2018.03.08 – 2018.04.17
Affinités électives
Galerie Division, Montréal
www.galeriedivision.com
Regroupe les œuvres de Jean-Pierre Gauthier, Michel de Broin, Dominique Sirois, Louis Bouvier, Grégory Chatonsky et Mathieu Latulippe. Sous le commissariat de Aseman Sabet.
Les forces d’attraction inhérentes aux réactions chimiques trouvent-elles écho dans la sphère des relations humaines ? Cette question dessine les contours du roman que Goethe publie en 1809 et dont cette exposition emprunte le titre. D’entrée de jeu, “Les affinités électives” relève d’un libre dialogue entre la science et la sensibilité. L’auteur aborde les rapprochements naturels, suppose l’idée d’un déterminisme affectif et interroge au détour la part qui revient à la décision dans les élans passionnels. Partant de ces considérations, il s’agit ici d’offrir un espace de réflexions sur les liens entre les registres scientifiques et affectifs, en recoupant les notions d’utopie, de technologie, d’identité, de nomenclature et d’histoire. À travers cette diversité de points de vue, les oeuvres déploient une charge sensorielle. Les évocations de la chair et des textures telluriques côtoient les références olfactives et haptiques, projetant la corporalité dans des fictions anthropomorphiques et anachroniques. Les principes d’associations et d’interrelations sont fondamentaux : ils s’articulent de manière autonome dans chacune des propositions, en écho aux mécanismes sélectifs, émotifs et combinatoires qui orientent la mémoire autant que nos anticipations du futur. La réunion de ces six artistes aux parcours distincts découle également d’une volonté d’observer les multiples points de rencontre entre leurs pratiques respectives. En ce sens, le concept d’affinité élective rappelle les procédés d’agencement et de composition dont relève à la fois le travail de l’artiste et celui du commissaire. Par extension, il permet de penser à la fonction structurante du tissu relationnel dans le monde de l’art.

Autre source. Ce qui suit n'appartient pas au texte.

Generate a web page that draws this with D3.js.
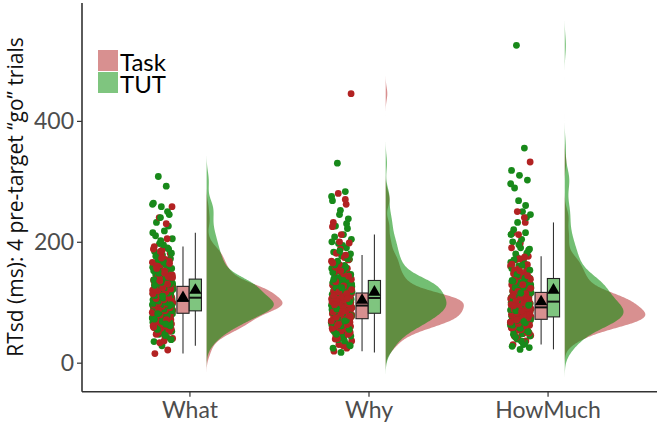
<!DOCTYPE html>
<html>
<head>
<meta charset="utf-8">
<script src="https://cdn.jsdelivr.net/npm/d3@7"></script>
<style>
body { margin: 0; background: #fff; }
svg { display: block; font-family: Lato, "DejaVu Sans", sans-serif; }
</style>
</head>
<body>
<svg width="657" height="426"></svg>
<script>
//Categories, conditions and ticks.
var categories = ['What', 'Why', 'HowMuch'];
var conditions = ['Task', 'TUT'];
var yTicks = [0, 200, 400];
var yLabel = 'RTsd (ms): 4 pre-target \u201cgo\u201d trials';

//RTsd values (ms), one array per category and condition.
var whatTask = [15, 21, 33, 40, 44, 48, 52, 55, 58, 60, 62, 64, 66, 68, 70, 72, 74, 75, 77, 79,
	80, 82, 83, 85, 86, 88, 89, 90, 91, 92, 93, 94, 95, 96, 97, 98, 99, 99, 100, 100,
	101, 103, 104, 106, 107, 108, 110, 111, 112, 114, 115, 116, 118, 119, 120, 121, 122, 124, 125, 126,
	128, 131, 134, 137, 140, 143, 146, 150, 154, 158, 162, 166, 171, 176, 181, 186, 192, 205, 240, 258,
	36, 47, 53, 57, 61, 65, 69, 71, 76, 78, 81, 84, 87, 90, 92, 94, 96, 97, 98, 100,
	102, 105, 109, 113, 117, 120, 123, 125, 126, 118, 129, 133, 139, 145, 152, 160, 168, 178, 188, 230,
	50, 56, 63, 67, 73, 79, 83, 86, 89, 91, 93, 95, 97, 99, 101, 104, 106, 108, 111, 114,
	117, 119, 122, 124, 127, 130, 135, 141, 148, 156, 164, 173, 59, 71, 88, 102, 112, 121, 142, 184];
var whatTUT = [28, 35, 42, 47, 52, 56, 59, 62, 65, 67, 69, 71, 73, 75, 77, 78, 80, 81, 83, 84,
	85, 86, 88, 89, 90, 91, 92, 93, 94, 95, 96, 97, 98, 99, 100, 101, 102, 103, 105, 106,
	108, 110, 112, 113, 115, 117, 118, 120, 122, 124, 125, 127, 128, 130, 132, 133, 135, 136, 138, 139,
	142, 146, 150, 154, 158, 163, 168, 172, 178, 184, 190, 197, 205, 218, 232, 245, 258, 264, 292, 308,
	38, 50, 58, 63, 70, 74, 79, 82, 66, 76, 87, 90, 93, 95, 97, 99, 101, 103, 104, 92,
	109, 114, 119, 123, 126, 129, 131, 134, 137, 116, 144, 152, 160, 170, 181, 195, 210, 226, 240, 262,
	45, 55, 61, 68, 72, 78, 83, 86, 89, 91, 94, 96, 98, 100, 102, 105, 107, 111, 115, 118,
	121, 124, 127, 130, 133, 137, 141, 148, 156, 166, 176, 188, 202, 215, 64, 81, 96, 110, 128, 250];
var whyTask = [19, 24, 30, 36, 41, 45, 48, 51, 54, 56, 58, 60, 62, 63, 65, 66, 67, 68, 70, 71,
	72, 73, 74, 75, 76, 77, 78, 79, 80, 81, 82, 83, 85, 86, 87, 88, 90, 91, 92, 94,
	95, 96, 97, 98, 99, 100, 101, 102, 103, 104, 105, 106, 107, 108, 109, 110, 111, 113, 114, 116,
	119, 122, 125, 128, 132, 136, 140, 145, 150, 156, 162, 168, 174, 181, 198, 212, 232, 262, 280, 445,
	28, 39, 47, 53, 57, 61, 64, 67, 69, 70, 74, 76, 79, 82, 84, 87, 89, 91, 93, 80,
	96, 98, 100, 102, 104, 106, 108, 110, 112, 115, 118, 124, 130, 138, 147, 158, 170, 188, 225, 270,
	40, 50, 55, 59, 63, 66, 69, 72, 75, 78, 81, 84, 86, 88, 90, 92, 94, 97, 99, 101,
	103, 105, 107, 109, 111, 114, 117, 121, 127, 134, 143, 152, 165, 178, 62, 77, 85, 96, 106, 200];
var whyTUT = [17, 24, 31, 38, 44, 49, 53, 56, 59, 62, 64, 66, 68, 70, 72, 74, 75, 77, 79, 80,
	81, 82, 84, 85, 87, 88, 89, 91, 92, 93, 95, 96, 97, 99, 100, 101, 102, 104, 105, 106,
	108, 110, 111, 113, 115, 116, 118, 120, 121, 123, 125, 126, 128, 129, 130, 131, 132, 134, 135, 136,
	139, 143, 147, 151, 156, 161, 166, 171, 177, 183, 190, 197, 204, 212, 226, 238, 252, 268, 283, 330,
	28, 42, 51, 58, 63, 67, 71, 75, 78, 60, 83, 86, 90, 94, 98, 100, 103, 105, 88, 96,
	109, 112, 117, 119, 122, 127, 130, 133, 135, 114, 141, 149, 158, 168, 180, 194, 208, 222, 245, 275,
	36, 47, 55, 61, 66, 70, 74, 78, 82, 85, 88, 91, 94, 97, 100, 103, 106, 109, 112, 115,
	118, 121, 124, 127, 130, 133, 136, 140, 146, 153, 162, 172, 185, 200, 69, 89, 101, 124, 138, 230];
var howMuchTask = [30, 36, 41, 45, 48, 51, 53, 55, 57, 59, 60, 62, 63, 64, 65, 66, 67, 68, 69, 70,
	71, 72, 73, 74, 75, 76, 77, 78, 79, 80, 81, 82, 83, 84, 85, 86, 88, 89, 90, 92,
	93, 94, 95, 96, 97, 98, 99, 100, 101, 102, 104, 105, 106, 108, 109, 110, 112, 113, 115, 117,
	120, 123, 126, 129, 132, 135, 139, 143, 147, 151, 155, 160, 165, 170, 176, 198, 214, 232, 250, 332,
	35, 44, 50, 54, 58, 61, 64, 66, 68, 69, 72, 74, 76, 78, 80, 82, 84, 86, 88, 91,
	95, 97, 99, 101, 103, 106, 109, 111, 114, 116, 119, 124, 131, 138, 145, 153, 162, 172, 190, 240,
	42, 49, 55, 59, 62, 65, 67, 70, 72, 74, 76, 78, 80, 82, 84, 86, 88, 90, 93, 96,
	99, 102, 105, 108, 111, 114, 118, 123, 129, 136, 144, 152, 163, 175, 71, 79, 85, 94, 107, 212];
var howMuchTUT = [22, 27, 33, 39, 44, 48, 52, 55, 58, 60, 62, 64, 66, 67, 68, 69, 70, 71, 73, 74,
	75, 76, 77, 78, 80, 81, 82, 83, 85, 86, 87, 89, 90, 91, 93, 94, 95, 97, 98, 100,
	102, 104, 106, 108, 110, 112, 114, 116, 118, 120, 122, 124, 126, 128, 130, 132, 134, 136, 138, 140,
	144, 149, 154, 160, 166, 172, 180, 186, 190, 200, 215, 232, 245, 250, 289, 302, 310, 318, 355, 525,
	25, 36, 47, 54, 59, 63, 66, 69, 72, 74, 77, 79, 82, 84, 88, 90, 92, 96, 99, 100,
	105, 109, 113, 117, 121, 125, 129, 133, 137, 139, 146, 156, 164, 175, 188, 204, 220, 240, 268, 296,
	30, 42, 51, 57, 62, 66, 70, 73, 76, 79, 82, 85, 88, 91, 94, 97, 100, 104, 108, 112,
	116, 120, 124, 128, 132, 136, 140, 146, 153, 161, 170, 181, 195, 212, 68, 86, 95, 115, 135, 260];

//Table the library works from.
var series = [
	{cat: 0, cond: 'Task', values: whatTask}, {cat: 0, cond: 'TUT', values: whatTUT},
	{cat: 1, cond: 'Task', values: whyTask}, {cat: 1, cond: 'TUT', values: whyTUT},
	{cat: 2, cond: 'Task', values: howMuchTask}, {cat: 2, cond: 'TUT', values: howMuchTUT}
];

var pointColor = {Task: '#b22222', TUT: '#18891a'};
var fillColor = {Task: '#b22222', TUT: '#008b00'};
var fillAlpha = {Task: 0.5, TUT: 0.55};

var svg = d3.select('svg');
var margin = {left: 82, right: 2, top: 3, bottom: 34.3};
var width = +svg.attr('width'), height = +svg.attr('height');

//Category positions 1..3 on a continuous x scale (ggplot-like 0.6 expansion).
var xScale = d3.scaleLinear().domain([0.4, 3.6]).range([margin.left, width - margin.right]);
var yScale = d3.scaleLinear().domain([-48, 595]).range([height - margin.bottom, margin.top]);

//Offsets (in x units) of the three layers around each category.
var pointOffset = -0.15, jitterHalf = 0.058;
var boxOffset = {Task: -0.036, TUT: 0.033}, boxHalf = 0.034;
var densityOffset = 0.096, densityWidth = 0.45;

//Kernel density (gaussian, nrd0 bandwidth, grid extends 3 bandwidths).
function kde(values) {
	var s = values.slice().sort(d3.ascending);
	var n = s.length;
	var iqr = d3.quantile(s, 0.75) - d3.quantile(s, 0.25);
	var bw = 0.9 * Math.min(d3.deviation(s), iqr / 1.34) * Math.pow(n, -0.2);
	var lo = s[0] - 3 * bw, hi = s[n - 1] + 3 * bw, steps = 512;
	var out = [];
	for (var k = 0; k < steps; ++k) {
		var v = lo + (hi - lo) * k / (steps - 1);
		var sum = 0;
		for (var j = 0; j < n; ++j) {
			var z = (v - s[j]) / bw;
			sum += Math.exp(-0.5 * z * z);
		}
		out.push([v, sum / (n * bw * Math.sqrt(2 * Math.PI))]);
	}
	return out;
}

function boxStats(values) {
	var s = values.slice().sort(d3.ascending);
	var q1 = d3.quantile(s, 0.25), q3 = d3.quantile(s, 0.75), iqr = q3 - q1;
	return {
		q1: q1, med: d3.quantile(s, 0.5), q3: q3, mean: d3.mean(s),
		lo: d3.min(s.filter(function(v) { return v >= q1 - 1.5 * iqr; })),
		hi: d3.max(s.filter(function(v) { return v <= q3 + 1.5 * iqr; }))
	};
}

series.forEach(function(d) {
	d.density = kde(d.values);
	d.stats = boxStats(d.values);
});
var maxDensity = d3.max(series, function(d) { return d3.max(d.density, function(p) { return p[1]; }); });
var wScale = d3.scaleLinear().domain([0, maxDensity]).range([0, xScale(1 + densityWidth) - xScale(1)]);

//Half-violins (Task first, TUT over it).
series.forEach(function(d) {
	var base = xScale(d.cat + 1 + densityOffset);
	var area = d3.area()
		.y(function(p) { return yScale(p[0]); })
		.x0(base)
		.x1(function(p) { return base + wScale(p[1]); });
	svg.append('path')
		.datum(d.density)
		.attr('d', area)
		.attr('fill', fillColor[d.cond])
		.attr('fill-opacity', fillAlpha[d.cond]);
});

//Jittered points, Task and TUT interleaved.
var pts = [];
series.filter(function(d) { return d.cond === 'Task'; }).forEach(function(task) {
	var tut = series.find(function(d) { return d.cat === task.cat && d.cond === 'TUT'; });
	var n = Math.max(task.values.length, tut.values.length);
	for (var i = 0; i < n; ++i) {
		if (i < task.values.length) pts.push({cat: task.cat, cond: 'Task', v: task.values[i], j: (i * 0.618034 + 0.13) % 1});
		if (i < tut.values.length) pts.push({cat: tut.cat, cond: 'TUT', v: tut.values[i], j: (i * 0.618034 + 0.47) % 1});
	}
});
svg.append('g').selectAll('circle')
	.data(pts)
	.join('circle')
	.attr('cx', function(d) { return xScale(d.cat + 1 + pointOffset + (d.j - 0.5) * 2 * jitterHalf); })
	.attr('cy', function(d) { return yScale(d.v); })
	.attr('r', 3.4)
	.attr('fill', function(d) { return pointColor[d.cond]; });

//Boxplots with mean triangles.
series.forEach(function(d) {
	var cx = xScale(d.cat + 1 + boxOffset[d.cond]);
	var hw = xScale(1 + boxHalf) - xScale(1);
	var st = d.stats, g = svg.append('g');
	g.append('line').attr('x1', cx).attr('x2', cx)
		.attr('y1', yScale(st.hi)).attr('y2', yScale(st.lo))
		.attr('stroke', '#333').attr('stroke-width', 1.1);
	g.append('rect').attr('x', cx - hw).attr('width', 2 * hw)
		.attr('y', yScale(st.q3)).attr('height', yScale(st.q1) - yScale(st.q3))
		.attr('fill', '#fff');
	g.append('rect').attr('x', cx - hw).attr('width', 2 * hw)
		.attr('y', yScale(st.q3)).attr('height', yScale(st.q1) - yScale(st.q3))
		.attr('fill', fillColor[d.cond]).attr('fill-opacity', 0.5)
		.attr('stroke', '#222').attr('stroke-width', 1.1);
	g.append('line').attr('x1', cx - hw).attr('x2', cx + hw)
		.attr('y1', yScale(st.med)).attr('y2', yScale(st.med))
		.attr('stroke', '#111').attr('stroke-width', 2);
	g.append('path')
		.attr('d', d3.symbol(d3.symbolTriangle, 66)())
		.attr('transform', 'translate(' + cx + ',' + yScale(st.mean) + ')')
		.attr('fill', '#000');
});

//Axes.
var yAxis = svg.append('g')
	.attr('transform', 'translate(' + margin.left + ',0)')
	.call(d3.axisLeft(yScale).tickValues(yTicks).tickSize(5).tickPadding(3));
var xAxis = svg.append('g')
	.attr('transform', 'translate(0,' + (height - margin.bottom) + ')')
	.call(d3.axisBottom(xScale).tickValues([1, 2, 3]).tickSize(5).tickPadding(5)
		.tickFormat(function(v) { return categories[v - 1]; }));
[yAxis, xAxis].forEach(function(ax) {
	ax.select('.domain').attr('stroke', '#333').attr('stroke-width', 1.6);
	ax.selectAll('.tick line').attr('stroke', '#333').attr('stroke-width', 1.2);
	ax.selectAll('.tick text').attr('fill', '#4d4d4d').style('font-family', 'Lato, sans-serif').style('font-size', '23px');
});
yAxis.select('.domain').attr('d', 'M0,' + margin.top + 'V' + (height - margin.bottom));
xAxis.select('.domain').attr('d', 'M' + margin.left + ',0H' + width);

//Axis title.
svg.append('text')
	.text(yLabel)
	.attr('transform', 'translate(23,' + 197 + ') rotate(-90)')
	.attr('text-anchor', 'middle')
	.style('font-family', '"Open Sans", sans-serif')
	.style('font-size', '21px')
	.attr('fill', '#111');

//Legend.
var legend = svg.append('g').attr('transform', 'translate(98,50)');
conditions.forEach(function(c, i) {
	legend.append('rect').attr('x', 0).attr('y', i * 22).attr('width', 20).attr('height', 21)
		.attr('fill', fillColor[c]).attr('fill-opacity', 0.5);
	legend.append('text').text(c).attr('x', 22).attr('y', i * 22 + 20.5)
		.style('font-size', '24px').attr('fill', '#000');
});
</script>
</body>
</html>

Tube, 2016, 22 x 72 x 32 in
Un grand tube de plâtre repose sur une civière à la manière d’un corps anonyme dont la solitude et l’état de vulnérabilité appellent une certaine empathie. Ce boyau dénudé peut aussi évoquer un élément de plomberie, un segment circulatoire découpé et isolé de son réseau. Bien que l’ouverture béante traversant la forme d’un bout à l’autre brouille la distinction entre l’intérieur et l’extérieur, l’objet impose une masse sculpturale, un poids matériel dont la singularité met à distance le contexte référentiel médical. Le caractère intrigant de la forme tubulaire est renforcé par le vide incertain que ses deux orifices donnent à voir. L’œuvre met en relief l’attention de l’artiste pour les assemblages imprévisibles et la recherche de nouvelles configurations du sensible.
Crépuscule # 256, 2017, 120 x 120 x 13 cm
256 ampoules éclatées sont alignées sur une grille de seize rangées, à égale distance les unes des autres. Des fragments de bulbes brisés tiennent encore aux culots, alors que d’autres ont complètement disparu, ne laissant voir que la tige et les fils conducteurs. Sous un boîtier transparent qui les protège dorénavant des forces extérieures, elles apparaissent comme les décombres d’une architecture qui aurait subi une commotion extrême, soufflée par une déflagration. Si la portée symbolique de l’ampoule allumée renvoie aux idées innovatrices et à la figure du génie, l’éclatement de l’objet peut signaler l’obscurantisme ou les dérives de la pensée. Ce cimetière d’ampoules éclatées s’ouvre ainsi à des lectures plurielles, allant de l’obsolescence à la faillite de la raison. Les innovations techniques promettent un monde délivré de la misère, mais elles peuvent aussi mettre en œuvre de nouvelles formes de domination et de violence.